> **Problem to work on**
Quote all of the data that follows exactly as written, skipping the images.

>> begin Material

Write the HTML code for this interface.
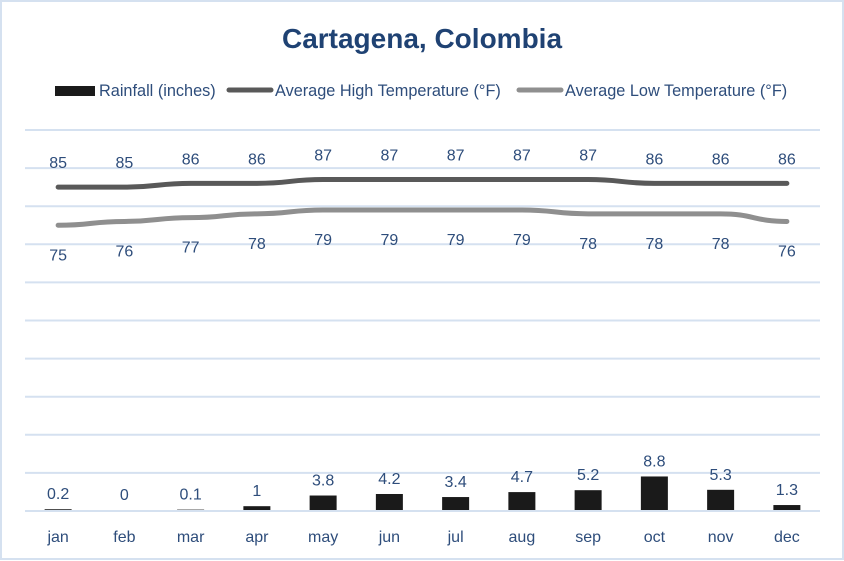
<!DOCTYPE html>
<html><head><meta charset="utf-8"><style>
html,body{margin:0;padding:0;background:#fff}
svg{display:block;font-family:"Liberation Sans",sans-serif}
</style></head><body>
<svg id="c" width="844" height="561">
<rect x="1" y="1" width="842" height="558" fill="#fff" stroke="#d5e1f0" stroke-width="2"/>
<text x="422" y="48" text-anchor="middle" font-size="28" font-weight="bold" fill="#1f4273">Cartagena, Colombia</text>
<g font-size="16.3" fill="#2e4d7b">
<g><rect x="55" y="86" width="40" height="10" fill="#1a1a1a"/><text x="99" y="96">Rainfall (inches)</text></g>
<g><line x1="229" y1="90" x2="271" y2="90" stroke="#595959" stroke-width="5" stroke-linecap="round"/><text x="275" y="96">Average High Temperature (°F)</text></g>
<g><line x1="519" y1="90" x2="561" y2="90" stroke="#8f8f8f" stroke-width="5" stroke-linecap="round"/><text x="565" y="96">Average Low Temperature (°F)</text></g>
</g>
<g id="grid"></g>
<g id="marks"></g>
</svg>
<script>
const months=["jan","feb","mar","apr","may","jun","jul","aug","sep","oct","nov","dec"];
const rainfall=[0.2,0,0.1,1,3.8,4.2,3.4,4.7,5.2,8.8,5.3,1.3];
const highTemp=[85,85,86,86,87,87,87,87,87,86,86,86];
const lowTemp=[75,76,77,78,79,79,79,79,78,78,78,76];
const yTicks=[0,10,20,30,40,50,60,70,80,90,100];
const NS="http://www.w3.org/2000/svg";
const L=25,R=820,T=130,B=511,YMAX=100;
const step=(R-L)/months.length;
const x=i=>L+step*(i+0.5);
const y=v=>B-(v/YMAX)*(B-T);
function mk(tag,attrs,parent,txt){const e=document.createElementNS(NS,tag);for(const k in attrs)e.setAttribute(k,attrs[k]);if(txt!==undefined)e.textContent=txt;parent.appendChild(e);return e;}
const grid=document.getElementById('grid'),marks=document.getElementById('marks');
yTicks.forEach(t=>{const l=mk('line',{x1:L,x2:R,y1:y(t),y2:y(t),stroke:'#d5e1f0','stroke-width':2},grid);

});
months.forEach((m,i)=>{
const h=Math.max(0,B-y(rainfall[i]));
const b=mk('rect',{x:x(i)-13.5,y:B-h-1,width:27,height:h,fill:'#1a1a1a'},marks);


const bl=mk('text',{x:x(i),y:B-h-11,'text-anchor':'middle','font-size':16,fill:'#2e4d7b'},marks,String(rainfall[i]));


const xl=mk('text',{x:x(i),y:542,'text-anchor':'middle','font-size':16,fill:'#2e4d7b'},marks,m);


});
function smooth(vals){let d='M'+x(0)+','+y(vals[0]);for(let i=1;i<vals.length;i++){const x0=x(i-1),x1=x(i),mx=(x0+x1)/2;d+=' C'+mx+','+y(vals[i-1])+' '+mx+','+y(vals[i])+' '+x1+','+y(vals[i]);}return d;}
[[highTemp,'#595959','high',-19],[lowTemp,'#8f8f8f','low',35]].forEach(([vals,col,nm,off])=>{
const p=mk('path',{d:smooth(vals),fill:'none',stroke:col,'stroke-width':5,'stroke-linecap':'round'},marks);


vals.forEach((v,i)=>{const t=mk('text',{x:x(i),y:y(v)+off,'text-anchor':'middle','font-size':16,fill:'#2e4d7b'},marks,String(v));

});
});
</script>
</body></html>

>> end Material

> **Exercise solution**
Write the HTML code for this interface.
<!DOCTYPE html>
<html><head><meta charset="utf-8"><style>
html,body{margin:0;padding:0;background:#fff}
svg{display:block;font-family:"Liberation Sans",sans-serif}
</style></head><body>
<svg id="c" width="844" height="561">
<rect x="1" y="1" width="842" height="558" fill="#fff" stroke="#d5e1f0" stroke-width="2"/>
<text x="422" y="48" text-anchor="middle" font-size="28" font-weight="bold" fill="#1f4273">Cartagena, Colombia</text>
<g font-size="16.3" fill="#2e4d7b">
<g><rect x="55" y="86" width="40" height="10" fill="#1a1a1a"/><text x="99" y="96">Rainfall (inches)</text></g>
<g><line x1="229" y1="90" x2="271" y2="90" stroke="#595959" stroke-width="5" stroke-linecap="round"/><text x="275" y="96">Average High Temperature (°F)</text></g>
<g><line x1="519" y1="90" x2="561" y2="90" stroke="#8f8f8f" stroke-width="5" stroke-linecap="round"/><text x="565" y="96">Average Low Temperature (°F)</text></g>
</g>
<g id="grid"></g>
<g id="marks"></g>
</svg>
<script>
const months=["jan","feb","mar","apr","may","jun","jul","aug","sep","oct","nov","dec"];
const rainfall=[0.2,0,0.1,1,3.8,4.2,3.4,4.7,5.2,8.8,5.3,1.3];
const highTemp=[85,85,86,86,87,87,87,87,87,86,86,86];
const lowTemp=[75,76,77,78,79,79,79,79,78,78,78,76];
const yTicks=[0,10,20,30,40,50,60,70,80,90,100];
const NS="http://www.w3.org/2000/svg";
const L=25,R=820,T=130,B=511,YMAX=100;
const step=(R-L)/months.length;
const x=i=>L+step*(i+0.5);
const y=v=>B-(v/YMAX)*(B-T);
function mk(tag,attrs,parent,txt){const e=document.createElementNS(NS,tag);for(const k in attrs)e.setAttribute(k,attrs[k]);if(txt!==undefined)e.textContent=txt;parent.appendChild(e);return e;}
const grid=document.getElementById('grid'),marks=document.getElementById('marks');
yTicks.forEach(t=>{const l=mk('line',{x1:L,x2:R,y1:y(t),y2:y(t),stroke:'#d5e1f0','stroke-width':2},grid);

});
months.forEach((m,i)=>{
const h=Math.max(0,B-y(rainfall[i]));
const b=mk('rect',{x:x(i)-13.5,y:B-h-1,width:27,height:h,fill:'#1a1a1a'},marks);


const bl=mk('text',{x:x(i),y:B-h-11,'text-anchor':'middle','font-size':16,fill:'#2e4d7b'},marks,String(rainfall[i]));


const xl=mk('text',{x:x(i),y:542,'text-anchor':'middle','font-size':16,fill:'#2e4d7b'},marks,m);


});
function smooth(vals){let d='M'+x(0)+','+y(vals[0]);for(let i=1;i<vals.length;i++){const x0=x(i-1),x1=x(i),mx=(x0+x1)/2;d+=' C'+mx+','+y(vals[i-1])+' '+mx+','+y(vals[i])+' '+x1+','+y(vals[i]);}return d;}
[[highTemp,'#595959','high',-19],[lowTemp,'#8f8f8f','low',35]].forEach(([vals,col,nm,off])=>{
const p=mk('path',{d:smooth(vals),fill:'none',stroke:col,'stroke-width':5,'stroke-linecap':'round'},marks);


vals.forEach((v,i)=>{const t=mk('text',{x:x(i),y:y(v)+off,'text-anchor':'middle','font-size':16,fill:'#2e4d7b'},marks,String(v));

});
});
</script>
</body></html>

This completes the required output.